◆ **WORK INSTRUCTIONS**
Give back the full listing verbatim, apart from its images.

= = =

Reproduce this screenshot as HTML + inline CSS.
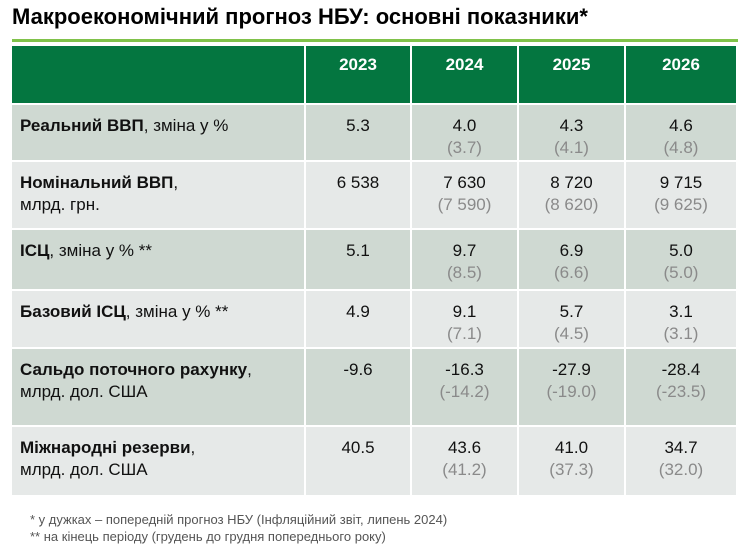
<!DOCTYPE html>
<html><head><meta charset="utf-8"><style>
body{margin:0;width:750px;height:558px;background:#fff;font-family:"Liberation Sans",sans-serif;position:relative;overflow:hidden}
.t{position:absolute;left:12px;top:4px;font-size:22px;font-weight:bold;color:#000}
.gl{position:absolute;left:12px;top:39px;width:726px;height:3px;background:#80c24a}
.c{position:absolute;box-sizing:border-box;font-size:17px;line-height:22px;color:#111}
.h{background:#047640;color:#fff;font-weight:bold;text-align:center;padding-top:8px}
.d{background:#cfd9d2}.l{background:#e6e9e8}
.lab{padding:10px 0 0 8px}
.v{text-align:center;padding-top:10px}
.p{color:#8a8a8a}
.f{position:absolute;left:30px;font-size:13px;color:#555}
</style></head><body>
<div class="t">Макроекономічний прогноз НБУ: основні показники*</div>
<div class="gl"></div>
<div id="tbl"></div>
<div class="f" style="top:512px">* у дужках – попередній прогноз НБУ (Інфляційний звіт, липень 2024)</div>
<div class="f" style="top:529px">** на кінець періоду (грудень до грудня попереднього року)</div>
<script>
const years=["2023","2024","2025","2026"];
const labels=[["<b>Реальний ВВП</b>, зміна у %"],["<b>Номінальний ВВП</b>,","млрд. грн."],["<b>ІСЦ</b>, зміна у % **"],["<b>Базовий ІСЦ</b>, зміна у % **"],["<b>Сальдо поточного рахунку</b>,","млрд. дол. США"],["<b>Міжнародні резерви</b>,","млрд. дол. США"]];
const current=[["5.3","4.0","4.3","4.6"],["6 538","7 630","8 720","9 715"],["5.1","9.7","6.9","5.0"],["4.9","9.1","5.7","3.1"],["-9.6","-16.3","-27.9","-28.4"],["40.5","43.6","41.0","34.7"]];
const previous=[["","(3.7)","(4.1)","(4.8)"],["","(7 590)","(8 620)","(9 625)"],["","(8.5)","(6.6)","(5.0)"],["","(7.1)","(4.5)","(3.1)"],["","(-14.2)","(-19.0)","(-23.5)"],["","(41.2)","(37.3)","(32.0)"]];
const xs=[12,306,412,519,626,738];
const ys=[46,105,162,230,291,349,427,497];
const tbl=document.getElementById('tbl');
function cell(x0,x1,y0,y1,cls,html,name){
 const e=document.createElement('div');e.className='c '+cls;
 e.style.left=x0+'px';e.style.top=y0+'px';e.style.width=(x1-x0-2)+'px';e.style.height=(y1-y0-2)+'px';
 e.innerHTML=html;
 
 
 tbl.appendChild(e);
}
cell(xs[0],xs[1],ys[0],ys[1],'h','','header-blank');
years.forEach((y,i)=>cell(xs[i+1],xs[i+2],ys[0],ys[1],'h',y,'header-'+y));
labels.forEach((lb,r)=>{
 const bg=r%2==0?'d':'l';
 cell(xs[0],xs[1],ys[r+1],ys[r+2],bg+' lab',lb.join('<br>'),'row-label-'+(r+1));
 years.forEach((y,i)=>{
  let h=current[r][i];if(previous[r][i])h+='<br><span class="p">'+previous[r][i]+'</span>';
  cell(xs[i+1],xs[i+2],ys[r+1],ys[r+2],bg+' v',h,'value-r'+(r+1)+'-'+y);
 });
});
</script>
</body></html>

= = =

◆ **CORRECT OUTPUT**
Reproduce this screenshot as HTML + inline CSS.
<!DOCTYPE html>
<html><head><meta charset="utf-8"><style>
body{margin:0;width:750px;height:558px;background:#fff;font-family:"Liberation Sans",sans-serif;position:relative;overflow:hidden}
.t{position:absolute;left:12px;top:4px;font-size:22px;font-weight:bold;color:#000}
.gl{position:absolute;left:12px;top:39px;width:726px;height:3px;background:#80c24a}
.c{position:absolute;box-sizing:border-box;font-size:17px;line-height:22px;color:#111}
.h{background:#047640;color:#fff;font-weight:bold;text-align:center;padding-top:8px}
.d{background:#cfd9d2}.l{background:#e6e9e8}
.lab{padding:10px 0 0 8px}
.v{text-align:center;padding-top:10px}
.p{color:#8a8a8a}
.f{position:absolute;left:30px;font-size:13px;color:#555}
</style></head><body>
<div class="t">Макроекономічний прогноз НБУ: основні показники*</div>
<div class="gl"></div>
<div id="tbl"></div>
<div class="f" style="top:512px">* у дужках – попередній прогноз НБУ (Інфляційний звіт, липень 2024)</div>
<div class="f" style="top:529px">** на кінець періоду (грудень до грудня попереднього року)</div>
<script>
const years=["2023","2024","2025","2026"];
const labels=[["<b>Реальний ВВП</b>, зміна у %"],["<b>Номінальний ВВП</b>,","млрд. грн."],["<b>ІСЦ</b>, зміна у % **"],["<b>Базовий ІСЦ</b>, зміна у % **"],["<b>Сальдо поточного рахунку</b>,","млрд. дол. США"],["<b>Міжнародні резерви</b>,","млрд. дол. США"]];
const current=[["5.3","4.0","4.3","4.6"],["6 538","7 630","8 720","9 715"],["5.1","9.7","6.9","5.0"],["4.9","9.1","5.7","3.1"],["-9.6","-16.3","-27.9","-28.4"],["40.5","43.6","41.0","34.7"]];
const previous=[["","(3.7)","(4.1)","(4.8)"],["","(7 590)","(8 620)","(9 625)"],["","(8.5)","(6.6)","(5.0)"],["","(7.1)","(4.5)","(3.1)"],["","(-14.2)","(-19.0)","(-23.5)"],["","(41.2)","(37.3)","(32.0)"]];
const xs=[12,306,412,519,626,738];
const ys=[46,105,162,230,291,349,427,497];
const tbl=document.getElementById('tbl');
function cell(x0,x1,y0,y1,cls,html,name){
 const e=document.createElement('div');e.className='c '+cls;
 e.style.left=x0+'px';e.style.top=y0+'px';e.style.width=(x1-x0-2)+'px';e.style.height=(y1-y0-2)+'px';
 e.innerHTML=html;
 
 
 tbl.appendChild(e);
}
cell(xs[0],xs[1],ys[0],ys[1],'h','','header-blank');
years.forEach((y,i)=>cell(xs[i+1],xs[i+2],ys[0],ys[1],'h',y,'header-'+y));
labels.forEach((lb,r)=>{
 const bg=r%2==0?'d':'l';
 cell(xs[0],xs[1],ys[r+1],ys[r+2],bg+' lab',lb.join('<br>'),'row-label-'+(r+1));
 years.forEach((y,i)=>{
  let h=current[r][i];if(previous[r][i])h+='<br><span class="p">'+previous[r][i]+'</span>';
  cell(xs[i+1],xs[i+2],ys[r+1],ys[r+2],bg+' v',h,'value-r'+(r+1)+'-'+y);
 });
});
</script>
</body></html>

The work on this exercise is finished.